My one happiness they took away.

When we first moved in here there was no grass at all in front of my apartment. I got some grass seed and put it down. I watered the empty lot daily and added more seeds every few weeks. Finally little bits of grass began to emerge. I was so happy. It looked so much better. I got pots and planted flowers. Everynight I’d sit outside and watch the sprinkler twirling water on the grass. It was the most peace I’d felt here. It was so nice to have a yard. It made me realize how much I missed that little bit of normalacy. Sometimes I’d dream of the day I could have a real garden again…..Flowers and veggies. My neighbor took a wrench and broke the water spout off. I can’t water now. The grass is slowly dying and turning brown.



Trying so hard but getting nowhere.

Everytime I think I am finally going to land on my feet something happens and we are back on square one again. I hate this place so bad. My dream of getting out of here seams so far away.

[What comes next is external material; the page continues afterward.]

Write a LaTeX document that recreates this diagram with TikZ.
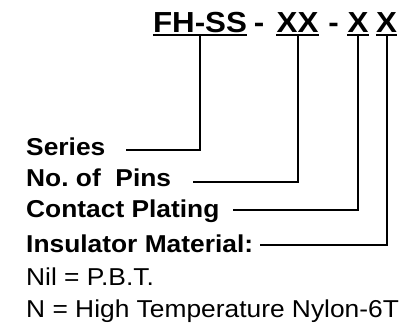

My biggest obstacle is getting my childrens dads to pay thier childsupport so I can afford childcare so I can work fulltime. I really desperately want that. I’m getting no where with the childsupport office though.

I wish I had friends or family to help sometimes. Its so overwhelming at times to know that I’m in this alone.



Depressing

I’m just tired of being here after 5 months. I’ve never lived some where where people just throw their trash out in to the court yard or don’t watch thier kids. Everyday there are kids running around outside from early morning until late at night wearing dirty underwear from the day before. Needless to say we just don’t fit in here and I have higher standards for my family and myself. I’m dreaming of the day we will be out of here for good. I’ll just keep my head up and keep working at it. Someday we will have the life I’m so desperately dreaming of.